THE EXERCISE
Quote each line of the material verbatim, without the pictures.

>>>

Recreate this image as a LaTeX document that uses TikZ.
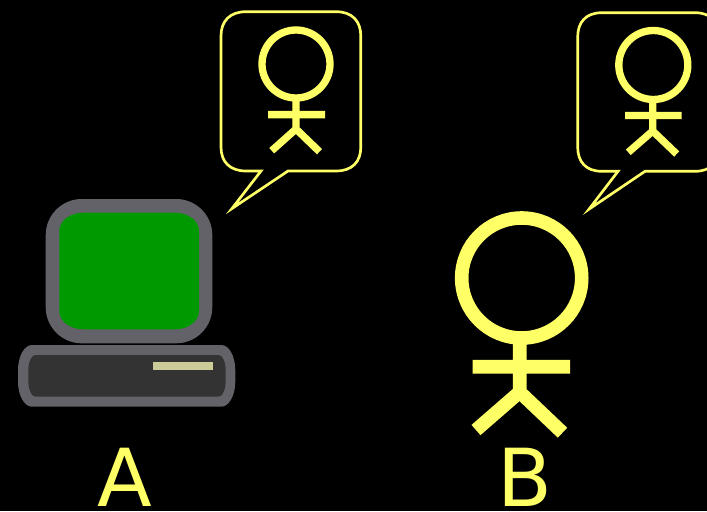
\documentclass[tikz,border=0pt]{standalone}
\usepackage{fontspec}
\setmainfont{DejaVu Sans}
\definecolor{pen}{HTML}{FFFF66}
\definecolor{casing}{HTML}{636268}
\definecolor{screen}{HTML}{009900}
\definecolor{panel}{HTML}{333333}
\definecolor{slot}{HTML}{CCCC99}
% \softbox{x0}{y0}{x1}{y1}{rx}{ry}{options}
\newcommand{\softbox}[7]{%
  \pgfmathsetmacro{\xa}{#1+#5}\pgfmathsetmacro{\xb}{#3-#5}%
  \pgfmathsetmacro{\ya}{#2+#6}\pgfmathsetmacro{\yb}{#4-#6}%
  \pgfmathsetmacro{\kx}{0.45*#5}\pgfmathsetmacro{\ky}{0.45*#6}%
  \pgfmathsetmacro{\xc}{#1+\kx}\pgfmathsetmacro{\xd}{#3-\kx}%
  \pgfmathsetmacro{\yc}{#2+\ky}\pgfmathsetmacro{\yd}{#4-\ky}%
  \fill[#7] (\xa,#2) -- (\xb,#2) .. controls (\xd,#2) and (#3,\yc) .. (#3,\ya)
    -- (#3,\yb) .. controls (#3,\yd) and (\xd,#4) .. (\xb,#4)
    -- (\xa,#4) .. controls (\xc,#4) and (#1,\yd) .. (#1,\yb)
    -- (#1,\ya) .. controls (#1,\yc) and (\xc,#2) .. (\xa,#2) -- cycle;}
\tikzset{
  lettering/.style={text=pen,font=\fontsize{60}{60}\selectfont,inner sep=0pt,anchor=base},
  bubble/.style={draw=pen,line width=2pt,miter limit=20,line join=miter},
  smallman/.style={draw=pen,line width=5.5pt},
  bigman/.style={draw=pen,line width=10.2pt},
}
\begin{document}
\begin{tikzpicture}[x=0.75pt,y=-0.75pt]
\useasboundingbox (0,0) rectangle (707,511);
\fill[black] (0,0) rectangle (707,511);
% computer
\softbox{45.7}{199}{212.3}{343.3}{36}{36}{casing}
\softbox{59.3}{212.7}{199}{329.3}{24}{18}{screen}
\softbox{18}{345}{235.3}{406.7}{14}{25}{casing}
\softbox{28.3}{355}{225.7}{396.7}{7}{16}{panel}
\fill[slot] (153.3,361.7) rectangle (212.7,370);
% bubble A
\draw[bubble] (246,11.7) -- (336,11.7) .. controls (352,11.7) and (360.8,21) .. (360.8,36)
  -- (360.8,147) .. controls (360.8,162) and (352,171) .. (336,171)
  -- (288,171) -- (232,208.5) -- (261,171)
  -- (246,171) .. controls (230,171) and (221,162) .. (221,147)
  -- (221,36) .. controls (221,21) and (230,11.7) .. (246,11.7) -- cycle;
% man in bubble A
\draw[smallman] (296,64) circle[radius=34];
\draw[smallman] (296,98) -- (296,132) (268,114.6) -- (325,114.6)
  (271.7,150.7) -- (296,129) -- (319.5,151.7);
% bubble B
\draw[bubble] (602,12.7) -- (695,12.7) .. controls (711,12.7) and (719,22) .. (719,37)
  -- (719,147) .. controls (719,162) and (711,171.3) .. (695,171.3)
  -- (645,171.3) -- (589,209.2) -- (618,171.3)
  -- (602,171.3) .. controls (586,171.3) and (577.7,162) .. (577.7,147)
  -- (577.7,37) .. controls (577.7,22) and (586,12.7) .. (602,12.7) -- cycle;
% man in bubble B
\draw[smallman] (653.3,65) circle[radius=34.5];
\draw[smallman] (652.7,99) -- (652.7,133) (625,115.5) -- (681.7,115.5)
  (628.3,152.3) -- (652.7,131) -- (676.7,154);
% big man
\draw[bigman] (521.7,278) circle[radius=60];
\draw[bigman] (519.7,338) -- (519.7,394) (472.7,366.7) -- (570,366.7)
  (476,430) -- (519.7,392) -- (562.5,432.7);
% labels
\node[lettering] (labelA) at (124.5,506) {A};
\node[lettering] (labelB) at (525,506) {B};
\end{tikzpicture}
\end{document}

<<<

ANSWER BELOW
Recreate this image as a LaTeX document that uses TikZ.
\documentclass[tikz,border=0pt]{standalone}
\usepackage{fontspec}
\setmainfont{DejaVu Sans}
\definecolor{pen}{HTML}{FFFF66}
\definecolor{casing}{HTML}{636268}
\definecolor{screen}{HTML}{009900}
\definecolor{panel}{HTML}{333333}
\definecolor{slot}{HTML}{CCCC99}
% \softbox{x0}{y0}{x1}{y1}{rx}{ry}{options}
\newcommand{\softbox}[7]{%
  \pgfmathsetmacro{\xa}{#1+#5}\pgfmathsetmacro{\xb}{#3-#5}%
  \pgfmathsetmacro{\ya}{#2+#6}\pgfmathsetmacro{\yb}{#4-#6}%
  \pgfmathsetmacro{\kx}{0.45*#5}\pgfmathsetmacro{\ky}{0.45*#6}%
  \pgfmathsetmacro{\xc}{#1+\kx}\pgfmathsetmacro{\xd}{#3-\kx}%
  \pgfmathsetmacro{\yc}{#2+\ky}\pgfmathsetmacro{\yd}{#4-\ky}%
  \fill[#7] (\xa,#2) -- (\xb,#2) .. controls (\xd,#2) and (#3,\yc) .. (#3,\ya)
    -- (#3,\yb) .. controls (#3,\yd) and (\xd,#4) .. (\xb,#4)
    -- (\xa,#4) .. controls (\xc,#4) and (#1,\yd) .. (#1,\yb)
    -- (#1,\ya) .. controls (#1,\yc) and (\xc,#2) .. (\xa,#2) -- cycle;}
\tikzset{
  lettering/.style={text=pen,font=\fontsize{60}{60}\selectfont,inner sep=0pt,anchor=base},
  bubble/.style={draw=pen,line width=2pt,miter limit=20,line join=miter},
  smallman/.style={draw=pen,line width=5.5pt},
  bigman/.style={draw=pen,line width=10.2pt},
}
\begin{document}
\begin{tikzpicture}[x=0.75pt,y=-0.75pt]
\useasboundingbox (0,0) rectangle (707,511);
\fill[black] (0,0) rectangle (707,511);
% computer
\softbox{45.7}{199}{212.3}{343.3}{36}{36}{casing}
\softbox{59.3}{212.7}{199}{329.3}{24}{18}{screen}
\softbox{18}{345}{235.3}{406.7}{14}{25}{casing}
\softbox{28.3}{355}{225.7}{396.7}{7}{16}{panel}
\fill[slot] (153.3,361.7) rectangle (212.7,370);
% bubble A
\draw[bubble] (246,11.7) -- (336,11.7) .. controls (352,11.7) and (360.8,21) .. (360.8,36)
  -- (360.8,147) .. controls (360.8,162) and (352,171) .. (336,171)
  -- (288,171) -- (232,208.5) -- (261,171)
  -- (246,171) .. controls (230,171) and (221,162) .. (221,147)
  -- (221,36) .. controls (221,21) and (230,11.7) .. (246,11.7) -- cycle;
% man in bubble A
\draw[smallman] (296,64) circle[radius=34];
\draw[smallman] (296,98) -- (296,132) (268,114.6) -- (325,114.6)
  (271.7,150.7) -- (296,129) -- (319.5,151.7);
% bubble B
\draw[bubble] (602,12.7) -- (695,12.7) .. controls (711,12.7) and (719,22) .. (719,37)
  -- (719,147) .. controls (719,162) and (711,171.3) .. (695,171.3)
  -- (645,171.3) -- (589,209.2) -- (618,171.3)
  -- (602,171.3) .. controls (586,171.3) and (577.7,162) .. (577.7,147)
  -- (577.7,37) .. controls (577.7,22) and (586,12.7) .. (602,12.7) -- cycle;
% man in bubble B
\draw[smallman] (653.3,65) circle[radius=34.5];
\draw[smallman] (652.7,99) -- (652.7,133) (625,115.5) -- (681.7,115.5)
  (628.3,152.3) -- (652.7,131) -- (676.7,154);
% big man
\draw[bigman] (521.7,278) circle[radius=60];
\draw[bigman] (519.7,338) -- (519.7,394) (472.7,366.7) -- (570,366.7)
  (476,430) -- (519.7,392) -- (562.5,432.7);
% labels
\node[lettering] (labelA) at (124.5,506) {A};
\node[lettering] (labelB) at (525,506) {B};
\end{tikzpicture}
\end{document}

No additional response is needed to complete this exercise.